Architecture support

  • x86_64
  • aarch64
  • armhf

How

  • It is all thanks to Digital Dream Labs for open-sourcing the chipper voice server software and for creating Escape Pod in the first place.

  • The Raspberry Pi Escape Pod images contain compiled chipper binaries packed with upx. It was easy to run upx -d on them and to open them up in a hex editor then to take out the pub/priv key combo. Those certificates are now located in ~repo/chipper/epod. This is what allows compatibility with production robots running escape pod software.

  • The community has also played a huge role in fleshing out wire-pod and making it what it is.


Vocabulary

  • DDL - Digital Dream Labs acronym

  • chipper - what the voice server itself is called and may be referred to as.

  • SDK - software development kit.
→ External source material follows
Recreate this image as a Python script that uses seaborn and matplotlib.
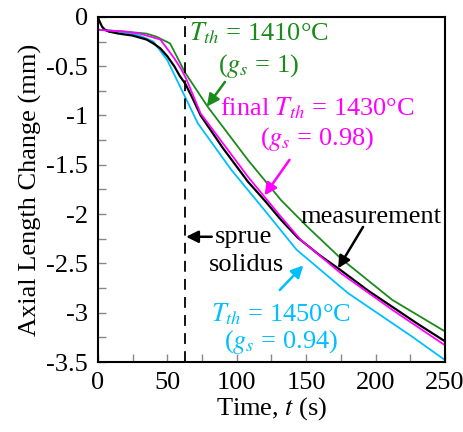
import numpy as np
import pandas as pd
import matplotlib
matplotlib.use('Agg')
import matplotlib.pyplot as plt
from matplotlib.ticker import MultipleLocator
import seaborn as sns

# curves (time in s, axial length change in mm)
t_meas = [0, 1, 2, 3, 5, 8, 15, 25, 35, 40, 45, 50, 55, 59, 63, 68, 74, 90, 108,
          120, 132, 144, 160, 175, 195, 212, 230, 250]
y_meas = [0, -0.04, -0.07, -0.10, -0.13, -0.15, -0.17, -0.19, -0.23, -0.27, -0.32,
          -0.40, -0.50, -0.60, -0.68, -0.82, -1.00, -1.33, -1.67, -1.86, -2.06,
          -2.24, -2.42, -2.57, -2.78, -2.94, -3.11, -3.29]

t_1410 = [0, 10, 20, 35, 42, 52, 63, 79, 108, 132, 151, 175, 212, 250]
y_1410 = [-0.13, -0.14, -0.15, -0.17, -0.20, -0.27, -0.57, -0.91, -1.45, -1.86,
          -2.13, -2.45, -2.87, -3.19]

t_1430 = [0, 8, 20, 30, 45, 55, 60, 64, 74, 108, 132, 146, 175, 212, 250]
y_1430 = [-0.13, -0.14, -0.15, -0.17, -0.23, -0.42, -0.53, -0.64, -0.98, -1.62,
          -2.03, -2.26, -2.60, -2.97, -3.33]

t_1450 = [0, 10, 20, 30, 40, 50, 60, 72, 96, 120, 143, 180, 225, 250]
y_1450 = [-0.13, -0.14, -0.16, -0.19, -0.25, -0.44, -0.73, -1.08, -1.55, -1.96,
          -2.36, -2.80, -3.23, -3.48]

t_sprue = 63

green = '#1a8a1a'
magenta = '#ff00ff'
cyan = '#00bfff'

sns.set_theme(style='ticks')
plt.rcParams['font.family'] = ['Liberation Serif', 'DejaVu Serif']
plt.rcParams['mathtext.fontset'] = 'stix'
plt.rcParams['text.color'] = 'black'
plt.rcParams['axes.labelcolor'] = 'black'

fig = plt.figure(figsize=(4.64, 4.32), dpi=100)
ax = fig.add_axes([0.211, 0.162, 0.748, 0.799])

fs = 19

sns.lineplot(x=t_1410, y=y_1410, color=green, lw=1.3, ax=ax)
sns.lineplot(x=t_1450, y=y_1450, color=cyan, lw=1.3, ax=ax)
sns.lineplot(x=t_meas, y=y_meas, color='black', lw=1.6, ax=ax)
sns.lineplot(x=t_1430, y=y_1430, color=magenta, lw=1.3, ax=ax)

ax.axvline(t_sprue, color='black', lw=1.3, ls=(0, (6, 4)))

ax.set_xlim(0, 250)
ax.set_ylim(-3.5, 0)
ax.xaxis.set_major_locator(MultipleLocator(50))
ax.xaxis.set_minor_locator(MultipleLocator(25))
ax.yaxis.set_major_locator(MultipleLocator(0.5))
ax.yaxis.set_minor_locator(MultipleLocator(0.25))
ax.set_yticks(np.arange(-3.5, 0.01, 0.5))
ax.set_yticklabels(['-3.5', '-3', '-2.5', '-2', '-1.5', '-1', '-0.5', '0'])
ax.tick_params(which='both', direction='in', length=6, width=1, color='#888888',
               labelsize=fs, labelcolor='black', pad=7)
for s in ax.spines.values():
    s.set_linewidth(1.5)
    s.set_color('black')

ax.set_xlabel('Time, $t$ (s)', fontsize=fs, labelpad=1)
ax.set_ylabel('Axial Length Change (mm)', fontsize=fs, labelpad=3)

def label(x, y, s, c):
    ax.text(x, y, s, color=c, fontsize=fs, ha='center', va='center')

def arrow(x0, y0, x1, y1, c):
    ax.annotate('', xy=(x1, y1), xytext=(x0, y0),
                arrowprops=dict(arrowstyle='-|>', color=c, lw=1.8,
                                mutation_scale=18, shrinkA=0, shrinkB=0))

label(116, -0.17, '$T_{th}$ = 1410°C', green)
label(116, -0.50, '($g_s$ = 1)', green)
arrow(91.5, -0.66, 78.5, -0.91, green)

label(158, -0.93, 'final $T_{th}$ = 1430°C', magenta)
label(158, -1.24, '($g_s$ = 0.98)', magenta)
arrow(138, -1.45, 120, -1.81, magenta)

label(197, -2.03, 'measurement', 'black')
arrow(191, -2.13, 173, -2.55, 'black')

label(105, -2.23, 'sprue', 'black')
label(107, -2.52, 'solidus', 'black')
arrow(82, -2.23, 63.5, -2.23, 'black')

label(132, -3.02, '$T_{th}$ = 1450°C', cyan)
label(132, -3.30, '($g_s$ = 0.94)', cyan)
arrow(131, -2.77, 148, -2.52, cyan)

plt.savefig('out.png', dpi=100)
This is also what allows services such as the mobile app to communicate with Vector.

  • vector-cloud or vic-cloud - the program on the robot which makes the request to chipper.

  • intent - when text is transcribed, the software will match it with a set of words to find out what "intent" best matches what was said, so the bot knows exactly what to do. For instance, "good robot" and similar phrases will end up as "intent_imperative_praise".

  • STT - speech-to-text

  • production robots - Vectors that were sold to consumers and were set up like normal.

  • OSKR/dev-unlocked bots - Vectors that have been unlocked by Anki, DDL, or by a developer who paid for OSKR (open-source kit for robots).